Presiden Prabowo Subianto baru-baru ini menyoroti tantangan dalam memberantas kemiskinan di Indonesia. Ia menghubungkan kesulitan tersebut dengan konsentrasi kekayaan di tangan segelintir elite. Pernyataan ini disampaikan dalam pidato di St. Petersburg International Economic Forum (SPIEF) 2025.
Menurutnya, pengusaha besar, pejabat, dan aktor politik membentuk kelompok elite yang kolusi di antara mereka menghambat kemajuan ekonomi masyarakat miskin. Hal ini mengakibatkan mereka terjebak dalam lingkaran kemiskinan dan sulit untuk naik ke kelas menengah.
Kolusi Elite Penghambat Pengentasan Kemiskinan
Prabowo menjelaskan bahaya penguasaan negara oleh segelintir elite di negara berkembang seperti Indonesia. Kolusi antara pemodal besar, pejabat pemerintah, dan elite politik, menurutnya, menjadi akar masalah. Kerja sama yang tidak sehat ini menghasilkan kegagalan dalam upaya pengentasan kemiskinan dan perluasan kelas menengah.
Ia menolak sistem ekonomi kapitalis dan sosialis murni. Keduanya, menurut Prabowo, memiliki kelemahan yang signifikan.
Jalan Tengah: Menggabungkan Kelebihan Kapitalisme dan Sosialisme
Prabowo mengusulkan pendekatan yang lebih seimbang. Ia berpendapat bahwa sosialisme murni menciptakan ketergantungan dan mengakibatkan rendahnya motivasi kerja. Sementara itu, kapitalisme murni menyebabkan ketimpangan yang ekstrem, dengan hanya sebagian kecil yang menikmati hasil kekayaan.
Oleh karena itu, ia menekankan pentingnya menggabungkan sisi positif dari kedua sistem tersebut. Inovasi dan inisiatif dari sistem kapitalisme tetap dibutuhkan. Namun, intervensi pemerintah juga krusial untuk melindungi kelompok rentan dan mengatasi kesenjangan.

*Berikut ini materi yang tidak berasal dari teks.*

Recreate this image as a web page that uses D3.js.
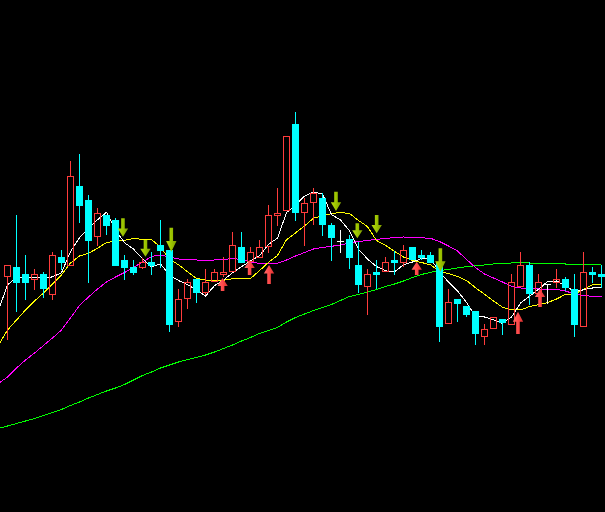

Dampak Perubahan Metode Perhitungan Kemiskinan Bank Dunia
Bank Dunia baru-baru ini mengubah metode perhitungan kemiskinan global. Penggunaan purchasing power parities (PPP) 2021 menggantikan PPP 2017, berdampak signifikan pada data kemiskinan di Indonesia.
Berdasarkan data Survei Sosial Ekonomi Nasional (Susenas) BPS, jumlah penduduk Indonesia pada pertengahan 2024 mencapai 285,1 juta jiwa. Dengan PPP 2021, jumlah penduduk miskin mencapai 68,25 persen atau sekitar 194,67 juta orang. Angka ini meningkat dari 60,25 persen atau 171,74 juta jiwa berdasarkan PPP 2017. Perubahan ini menunjukkan betapa pentingnya metode pengukuran dalam memahami skala kemiskinan.
Analisis Data Kemiskinan yang Baru
Peningkatan signifikan dalam persentase kemiskinan, dari 60,25% menjadi 68,25%, menunjukkan perlunya evaluasi mendalam terhadap kebijakan pengentasan kemiskinan yang ada. Data ini juga menyoroti pentingnya akurasi data dan metodologi dalam perencanaan kebijakan ekonomi dan sosial.
Pemerintah perlu mengkaji ulang strategi yang sudah ada dan mengembangkan pendekatan yang lebih efektif untuk mengatasi kemiskinan, dengan mempertimbangkan perubahan metodologi perhitungan kemiskinan ini.
Pernyataan Prabowo Subianto mengenai konsentrasi kekayaan dan kolusi elite menjadi sorotan penting. Perubahan data kemiskinan dari Bank Dunia semakin menggarisbawahi urgensi untuk mengatasi masalah ini. Tantangan ke depan adalah merumuskan kebijakan ekonomi yang mampu menciptakan pertumbuhan inklusif, mengurangi kesenjangan, dan meningkatkan kesejahteraan masyarakat secara merata. Hal ini membutuhkan komitmen kuat dari pemerintah, sektor swasta, dan masyarakat sipil untuk bekerja sama dalam membangun ekonomi yang adil dan berkelanjutan.